Updated: Mar 14, 2021
An Elo rating is a number intended to calculate and represent the relative likelihood of winning between competitors in a pool that play in a one vs one competition against one another regularly.
Every competitor in a division or pool starts with the same rating. 1500 is a common one and the one I used. When two competitors have a match or game, the winner's rating goes up, while the loser's goes down. If the winner had a higher rating than the loser, (as expected) the amount of the adjustment is lower. If there is an upset, the adjustment is higher.
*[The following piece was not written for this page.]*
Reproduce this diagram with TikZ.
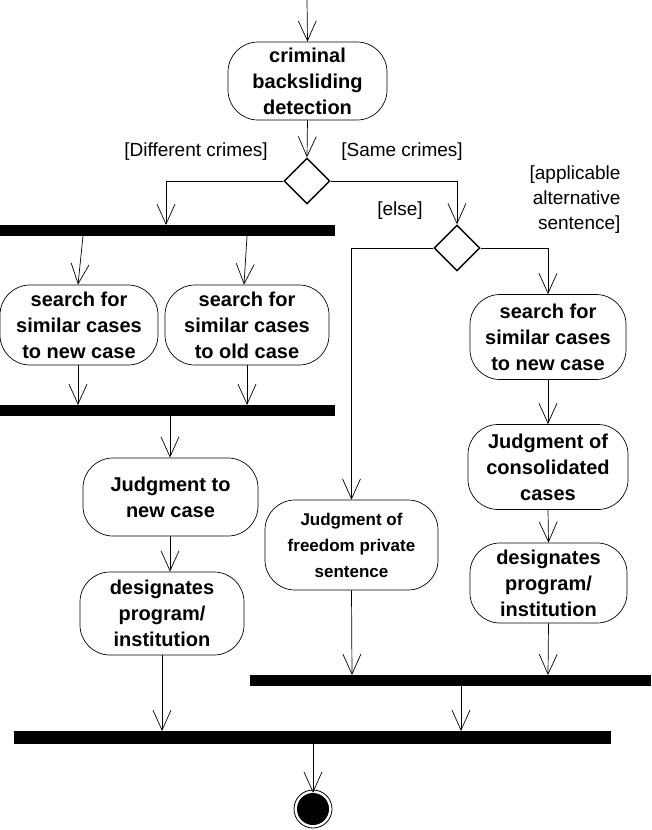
\documentclass[tikz,border=0pt]{standalone}
\usepackage{fontspec}
\setmainfont{Liberation Sans}
\usetikzlibrary{arrows.meta,shapes.geometric}
\begin{document}
\begin{tikzpicture}[x=1pt,y=-1pt,
  act/.style={draw,rounded corners=30pt,align=center,font=\bfseries\fontsize{20}{26}\selectfont,inner sep=0pt,line width=0.7pt},
  dec/.style={draw,diamond,minimum size=46,inner sep=0pt,line width=1.4pt},
  bar/.style={fill=black,inner sep=0pt},
  flow/.style={-{Straight Barb[length=20pt,width=18pt]},line width=0.7pt},
  lbl/.style={font=\fontsize{19}{25}\selectfont,align=center}]
\useasboundingbox (0,0) rectangle (651,830);
\coordinate (start) at (307,0);
\node[act,minimum width=159,minimum height=78] (crim) at (307.5,81) {criminal\\backsliding\\detection};
\node[dec] (d1) at (307,181) {};
\node[bar,minimum width=335,minimum height=11] (b1) at (167.5,230.5) {};
\node[dec] (d2) at (457,248) {};
\node[act,minimum width=158,minimum height=80] (s1) at (79,325) {search for\\similar cases\\to new case};
\node[act,minimum width=164,minimum height=80] (s2) at (247,325) {search for\\similar cases\\to old case};
\node[bar,minimum width=335,minimum height=11] (b2) at (167.5,410.5) {};
\node[act,minimum width=175,minimum height=78] (j1) at (170.5,497) {Judgment to\\new case};
\node[act,minimum width=164,minimum height=83] (ds1) at (162,613.5) {designates\\program/\\institution};
\node[act,minimum width=156,minimum height=85] (s3) at (548,337) {search for\\similar cases\\to new case};
\node[act,minimum width=160,minimum height=85] (j3) at (548,467) {Judgment of\\consolidated\\cases};
\node[act,minimum width=157,minimum height=80] (ds3) at (548.5,583) {designates\\program/\\institution};
\node[act,minimum width=173,minimum height=90,font=\bfseries\fontsize{17}{26}\selectfont] (jf) at (351.5,545) {Judgment of\\freedom private\\sentence};
\node[bar,minimum width=401,minimum height=11] (b3) at (450.5,680.5) {};
\node[bar,minimum width=597,minimum height=13] (b4) at (312.5,737.5) {};
\node[circle,fill=black,minimum size=32,inner sep=0pt] (fin) at (313,809) {};
\draw[line width=0.8pt] (fin) circle (19);
\node[lbl] (lD) at (196,152) {[Different crimes]};
\node[lbl] (lS) at (402,152) {[Same crimes]};
\node[lbl] (lE) at (400,211) {[else]};
\node[lbl,align=right,anchor=east] (lA) at (624,200) {[applicable\\alternative\\sentence]};
\draw[flow] (start) -- (crim.north);
\draw[flow] (crim.south) -- (d1.north);
\draw[flow] (d1.west) -| (166,225);
\draw[flow] (d1.east) -| (d2.north);
\draw[flow] (83,236) -- (s1.north -| 78,0);
\draw[flow] (247,236) -- (s2.north -| 244,0);
\draw[flow] (s1.south -| 78,0) -- (78,405);
\draw[flow] (s2.south) -- (247,405);
\draw[flow] (170,416) -- (j1.north -| 170,0);
\draw[flow] (j1.south -| 170,0) -- (ds1.north -| 170,0);
\draw[flow] (ds1.south) -- (162,731);
\draw[flow] (d2.west) -| (jf.north);
\draw[flow] (d2.east) -| (s3.north);
\draw[flow] (s3.south) -- (j3.north);
\draw[flow] (j3.south) -- (ds3.north);
\draw[flow] (jf.south) -- (352,675);
\draw[flow] (ds3.south) -- (548,675);
\draw[flow] (461,686) -- (461,731);
\draw[flow] (313,744) -- (fin.north);
\end{tikzpicture}
\end{document}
It isn't a perfect system, it tends to over-rate competitors who my common sense tells me are being fed tin cans (GUNN CLUB!) but any attempts to improve this make its predictions worse elsewhere, (increased the sum of squared error,) so I've settled on it as the best representation I have. Below are the top baker's dozen of each AEW division based on Elo through the Revolution supercard. There is a column with AEW's last official rankings before the show for comparison, as well as a column for the win record, which is just the number of losses subtracted from the number of wins. If someone has a higher Elo than someone with a better win record, it indicates that they must have had a stronger schedule. Also there is a line graph showing the change in AEW competitors' Elo over time, starting from the very first show.
Keep in mind that this only includes matches which are comparable with one another: standard-rules AEW one-on-one matches, (or two-vs-two in the case of the tag division.)
I hope that you all find this data interesting or thought provoking.